**Job:** Skip the pictures and extract all of the lines exactly as written.

**Given material:**
/---
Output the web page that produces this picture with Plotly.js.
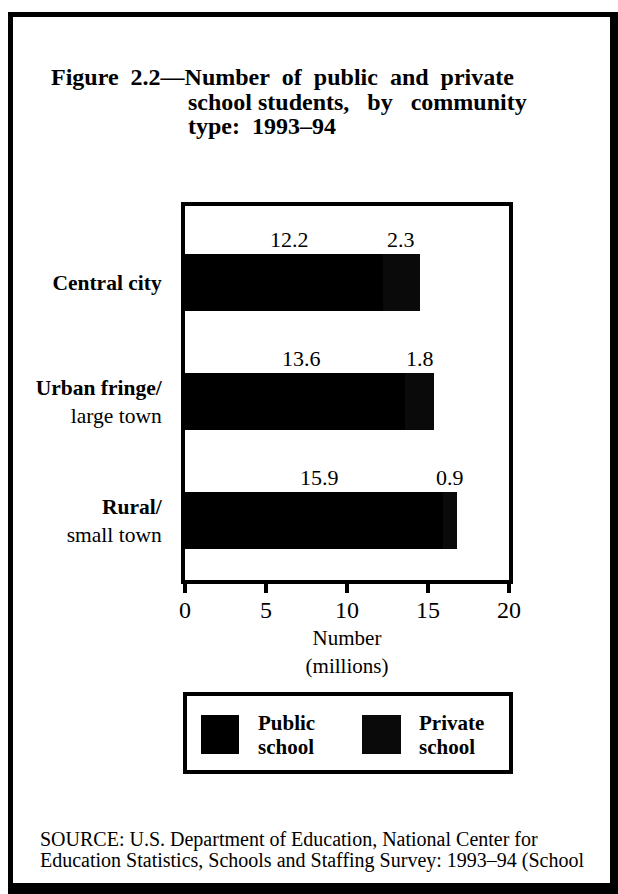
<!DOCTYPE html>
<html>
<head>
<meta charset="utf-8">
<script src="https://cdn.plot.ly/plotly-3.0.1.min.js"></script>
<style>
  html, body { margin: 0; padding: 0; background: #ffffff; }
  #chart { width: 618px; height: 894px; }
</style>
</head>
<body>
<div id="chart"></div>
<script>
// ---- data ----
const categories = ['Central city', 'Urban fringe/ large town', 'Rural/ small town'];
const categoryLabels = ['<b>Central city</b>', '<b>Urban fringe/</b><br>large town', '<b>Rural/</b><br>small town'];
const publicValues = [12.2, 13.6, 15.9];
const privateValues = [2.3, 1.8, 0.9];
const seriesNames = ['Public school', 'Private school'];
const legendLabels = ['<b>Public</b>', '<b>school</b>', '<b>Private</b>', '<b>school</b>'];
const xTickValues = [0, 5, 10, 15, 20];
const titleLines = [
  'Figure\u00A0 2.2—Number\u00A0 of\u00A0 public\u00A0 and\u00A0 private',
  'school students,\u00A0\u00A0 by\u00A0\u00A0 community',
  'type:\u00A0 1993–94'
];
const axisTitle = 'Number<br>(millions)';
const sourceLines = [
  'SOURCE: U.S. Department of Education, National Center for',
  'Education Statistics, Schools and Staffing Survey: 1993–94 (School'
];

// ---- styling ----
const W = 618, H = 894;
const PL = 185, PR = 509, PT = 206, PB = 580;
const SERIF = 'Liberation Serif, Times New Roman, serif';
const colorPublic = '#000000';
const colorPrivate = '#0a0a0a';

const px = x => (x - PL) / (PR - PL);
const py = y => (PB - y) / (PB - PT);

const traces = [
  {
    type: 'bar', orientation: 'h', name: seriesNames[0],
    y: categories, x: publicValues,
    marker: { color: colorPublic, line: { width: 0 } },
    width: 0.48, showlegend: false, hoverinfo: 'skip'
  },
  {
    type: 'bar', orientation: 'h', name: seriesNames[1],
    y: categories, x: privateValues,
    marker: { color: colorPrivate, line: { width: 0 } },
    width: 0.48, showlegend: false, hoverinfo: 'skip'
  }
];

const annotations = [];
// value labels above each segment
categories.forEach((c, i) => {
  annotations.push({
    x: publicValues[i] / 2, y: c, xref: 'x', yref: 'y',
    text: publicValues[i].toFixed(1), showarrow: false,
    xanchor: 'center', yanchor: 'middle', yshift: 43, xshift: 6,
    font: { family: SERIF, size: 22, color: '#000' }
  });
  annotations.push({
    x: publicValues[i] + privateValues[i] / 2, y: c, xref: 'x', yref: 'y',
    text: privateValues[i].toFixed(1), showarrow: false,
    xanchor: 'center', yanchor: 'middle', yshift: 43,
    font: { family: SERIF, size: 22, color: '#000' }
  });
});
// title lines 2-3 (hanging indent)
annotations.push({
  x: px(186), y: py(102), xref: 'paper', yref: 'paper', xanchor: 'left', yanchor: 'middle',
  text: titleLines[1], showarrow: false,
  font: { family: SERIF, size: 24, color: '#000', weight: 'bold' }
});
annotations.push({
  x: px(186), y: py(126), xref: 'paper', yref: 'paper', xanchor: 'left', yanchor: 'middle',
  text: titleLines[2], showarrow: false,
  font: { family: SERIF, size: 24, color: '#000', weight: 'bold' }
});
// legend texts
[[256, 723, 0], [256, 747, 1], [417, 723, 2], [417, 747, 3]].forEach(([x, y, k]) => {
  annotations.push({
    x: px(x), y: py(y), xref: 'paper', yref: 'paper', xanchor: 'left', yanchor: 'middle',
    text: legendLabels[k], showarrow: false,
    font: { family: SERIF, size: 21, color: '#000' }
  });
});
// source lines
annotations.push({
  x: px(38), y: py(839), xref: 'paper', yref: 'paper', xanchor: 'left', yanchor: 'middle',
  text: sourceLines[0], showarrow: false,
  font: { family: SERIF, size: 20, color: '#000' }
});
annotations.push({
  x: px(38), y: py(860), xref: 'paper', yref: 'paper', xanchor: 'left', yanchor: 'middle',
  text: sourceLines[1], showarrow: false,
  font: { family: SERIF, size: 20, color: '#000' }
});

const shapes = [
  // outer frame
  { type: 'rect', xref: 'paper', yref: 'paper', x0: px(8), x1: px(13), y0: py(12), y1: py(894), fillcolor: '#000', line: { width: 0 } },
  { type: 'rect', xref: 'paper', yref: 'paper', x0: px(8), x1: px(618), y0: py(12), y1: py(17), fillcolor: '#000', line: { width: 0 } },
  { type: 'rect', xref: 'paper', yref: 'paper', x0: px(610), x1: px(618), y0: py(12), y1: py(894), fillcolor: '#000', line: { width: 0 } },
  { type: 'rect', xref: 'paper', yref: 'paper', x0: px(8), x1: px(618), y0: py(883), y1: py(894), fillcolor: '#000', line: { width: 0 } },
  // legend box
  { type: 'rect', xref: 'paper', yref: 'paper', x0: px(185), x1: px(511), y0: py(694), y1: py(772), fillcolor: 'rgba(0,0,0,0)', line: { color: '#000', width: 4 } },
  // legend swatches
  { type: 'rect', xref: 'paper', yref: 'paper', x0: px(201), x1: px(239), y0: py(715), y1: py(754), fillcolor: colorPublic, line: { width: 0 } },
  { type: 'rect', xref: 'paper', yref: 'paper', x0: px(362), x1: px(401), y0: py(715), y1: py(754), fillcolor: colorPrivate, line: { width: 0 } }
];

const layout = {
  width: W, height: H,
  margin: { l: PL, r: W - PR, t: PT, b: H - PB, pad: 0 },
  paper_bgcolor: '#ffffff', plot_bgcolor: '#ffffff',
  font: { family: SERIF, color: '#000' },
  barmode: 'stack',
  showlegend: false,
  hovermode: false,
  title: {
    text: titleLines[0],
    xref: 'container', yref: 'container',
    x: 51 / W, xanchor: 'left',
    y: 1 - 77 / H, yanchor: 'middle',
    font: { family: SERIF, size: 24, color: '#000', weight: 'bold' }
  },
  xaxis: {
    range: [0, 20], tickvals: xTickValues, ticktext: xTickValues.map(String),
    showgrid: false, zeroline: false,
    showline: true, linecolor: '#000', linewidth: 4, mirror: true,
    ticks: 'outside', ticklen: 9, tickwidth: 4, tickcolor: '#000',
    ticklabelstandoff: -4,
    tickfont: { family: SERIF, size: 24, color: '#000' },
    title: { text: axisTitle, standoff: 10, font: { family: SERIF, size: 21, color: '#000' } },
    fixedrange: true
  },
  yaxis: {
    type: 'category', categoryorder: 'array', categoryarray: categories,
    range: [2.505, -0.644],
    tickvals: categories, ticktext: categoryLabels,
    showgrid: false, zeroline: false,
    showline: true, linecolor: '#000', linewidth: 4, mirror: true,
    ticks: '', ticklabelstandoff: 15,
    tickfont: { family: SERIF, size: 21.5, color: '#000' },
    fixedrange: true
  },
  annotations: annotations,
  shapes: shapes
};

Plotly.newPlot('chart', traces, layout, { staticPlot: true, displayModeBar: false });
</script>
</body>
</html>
\---
**Answer:**
Output the web page that produces this picture with Plotly.js.
<!DOCTYPE html>
<html>
<head>
<meta charset="utf-8">
<script src="https://cdn.plot.ly/plotly-3.0.1.min.js"></script>
<style>
  html, body { margin: 0; padding: 0; background: #ffffff; }
  #chart { width: 618px; height: 894px; }
</style>
</head>
<body>
<div id="chart"></div>
<script>
// ---- data ----
const categories = ['Central city', 'Urban fringe/ large town', 'Rural/ small town'];
const categoryLabels = ['<b>Central city</b>', '<b>Urban fringe/</b><br>large town', '<b>Rural/</b><br>small town'];
const publicValues = [12.2, 13.6, 15.9];
const privateValues = [2.3, 1.8, 0.9];
const seriesNames = ['Public school', 'Private school'];
const legendLabels = ['<b>Public</b>', '<b>school</b>', '<b>Private</b>', '<b>school</b>'];
const xTickValues = [0, 5, 10, 15, 20];
const titleLines = [
  'Figure\u00A0 2.2—Number\u00A0 of\u00A0 public\u00A0 and\u00A0 private',
  'school students,\u00A0\u00A0 by\u00A0\u00A0 community',
  'type:\u00A0 1993–94'
];
const axisTitle = 'Number<br>(millions)';
const sourceLines = [
  'SOURCE: U.S. Department of Education, National Center for',
  'Education Statistics, Schools and Staffing Survey: 1993–94 (School'
];

// ---- styling ----
const W = 618, H = 894;
const PL = 185, PR = 509, PT = 206, PB = 580;
const SERIF = 'Liberation Serif, Times New Roman, serif';
const colorPublic = '#000000';
const colorPrivate = '#0a0a0a';

const px = x => (x - PL) / (PR - PL);
const py = y => (PB - y) / (PB - PT);

const traces = [
  {
    type: 'bar', orientation: 'h', name: seriesNames[0],
    y: categories, x: publicValues,
    marker: { color: colorPublic, line: { width: 0 } },
    width: 0.48, showlegend: false, hoverinfo: 'skip'
  },
  {
    type: 'bar', orientation: 'h', name: seriesNames[1],
    y: categories, x: privateValues,
    marker: { color: colorPrivate, line: { width: 0 } },
    width: 0.48, showlegend: false, hoverinfo: 'skip'
  }
];

const annotations = [];
// value labels above each segment
categories.forEach((c, i) => {
  annotations.push({
    x: publicValues[i] / 2, y: c, xref: 'x', yref: 'y',
    text: publicValues[i].toFixed(1), showarrow: false,
    xanchor: 'center', yanchor: 'middle', yshift: 43, xshift: 6,
    font: { family: SERIF, size: 22, color: '#000' }
  });
  annotations.push({
    x: publicValues[i] + privateValues[i] / 2, y: c, xref: 'x', yref: 'y',
    text: privateValues[i].toFixed(1), showarrow: false,
    xanchor: 'center', yanchor: 'middle', yshift: 43,
    font: { family: SERIF, size: 22, color: '#000' }
  });
});
// title lines 2-3 (hanging indent)
annotations.push({
  x: px(186), y: py(102), xref: 'paper', yref: 'paper', xanchor: 'left', yanchor: 'middle',
  text: titleLines[1], showarrow: false,
  font: { family: SERIF, size: 24, color: '#000', weight: 'bold' }
});
annotations.push({
  x: px(186), y: py(126), xref: 'paper', yref: 'paper', xanchor: 'left', yanchor: 'middle',
  text: titleLines[2], showarrow: false,
  font: { family: SERIF, size: 24, color: '#000', weight: 'bold' }
});
// legend texts
[[256, 723, 0], [256, 747, 1], [417, 723, 2], [417, 747, 3]].forEach(([x, y, k]) => {
  annotations.push({
    x: px(x), y: py(y), xref: 'paper', yref: 'paper', xanchor: 'left', yanchor: 'middle',
    text: legendLabels[k], showarrow: false,
    font: { family: SERIF, size: 21, color: '#000' }
  });
});
// source lines
annotations.push({
  x: px(38), y: py(839), xref: 'paper', yref: 'paper', xanchor: 'left', yanchor: 'middle',
  text: sourceLines[0], showarrow: false,
  font: { family: SERIF, size: 20, color: '#000' }
});
annotations.push({
  x: px(38), y: py(860), xref: 'paper', yref: 'paper', xanchor: 'left', yanchor: 'middle',
  text: sourceLines[1], showarrow: false,
  font: { family: SERIF, size: 20, color: '#000' }
});

const shapes = [
  // outer frame
  { type: 'rect', xref: 'paper', yref: 'paper', x0: px(8), x1: px(13), y0: py(12), y1: py(894), fillcolor: '#000', line: { width: 0 } },
  { type: 'rect', xref: 'paper', yref: 'paper', x0: px(8), x1: px(618), y0: py(12), y1: py(17), fillcolor: '#000', line: { width: 0 } },
  { type: 'rect', xref: 'paper', yref: 'paper', x0: px(610), x1: px(618), y0: py(12), y1: py(894), fillcolor: '#000', line: { width: 0 } },
  { type: 'rect', xref: 'paper', yref: 'paper', x0: px(8), x1: px(618), y0: py(883), y1: py(894), fillcolor: '#000', line: { width: 0 } },
  // legend box
  { type: 'rect', xref: 'paper', yref: 'paper', x0: px(185), x1: px(511), y0: py(694), y1: py(772), fillcolor: 'rgba(0,0,0,0)', line: { color: '#000', width: 4 } },
  // legend swatches
  { type: 'rect', xref: 'paper', yref: 'paper', x0: px(201), x1: px(239), y0: py(715), y1: py(754), fillcolor: colorPublic, line: { width: 0 } },
  { type: 'rect', xref: 'paper', yref: 'paper', x0: px(362), x1: px(401), y0: py(715), y1: py(754), fillcolor: colorPrivate, line: { width: 0 } }
];

const layout = {
  width: W, height: H,
  margin: { l: PL, r: W - PR, t: PT, b: H - PB, pad: 0 },
  paper_bgcolor: '#ffffff', plot_bgcolor: '#ffffff',
  font: { family: SERIF, color: '#000' },
  barmode: 'stack',
  showlegend: false,
  hovermode: false,
  title: {
    text: titleLines[0],
    xref: 'container', yref: 'container',
    x: 51 / W, xanchor: 'left',
    y: 1 - 77 / H, yanchor: 'middle',
    font: { family: SERIF, size: 24, color: '#000', weight: 'bold' }
  },
  xaxis: {
    range: [0, 20], tickvals: xTickValues, ticktext: xTickValues.map(String),
    showgrid: false, zeroline: false,
    showline: true, linecolor: '#000', linewidth: 4, mirror: true,
    ticks: 'outside', ticklen: 9, tickwidth: 4, tickcolor: '#000',
    ticklabelstandoff: -4,
    tickfont: { family: SERIF, size: 24, color: '#000' },
    title: { text: axisTitle, standoff: 10, font: { family: SERIF, size: 21, color: '#000' } },
    fixedrange: true
  },
  yaxis: {
    type: 'category', categoryorder: 'array', categoryarray: categories,
    range: [2.505, -0.644],
    tickvals: categories, ticktext: categoryLabels,
    showgrid: false, zeroline: false,
    showline: true, linecolor: '#000', linewidth: 4, mirror: true,
    ticks: '', ticklabelstandoff: 15,
    tickfont: { family: SERIF, size: 21.5, color: '#000' },
    fixedrange: true
  },
  annotations: annotations,
  shapes: shapes
};

Plotly.newPlot('chart', traces, layout, { staticPlot: true, displayModeBar: false });
</script>
</body>
</html>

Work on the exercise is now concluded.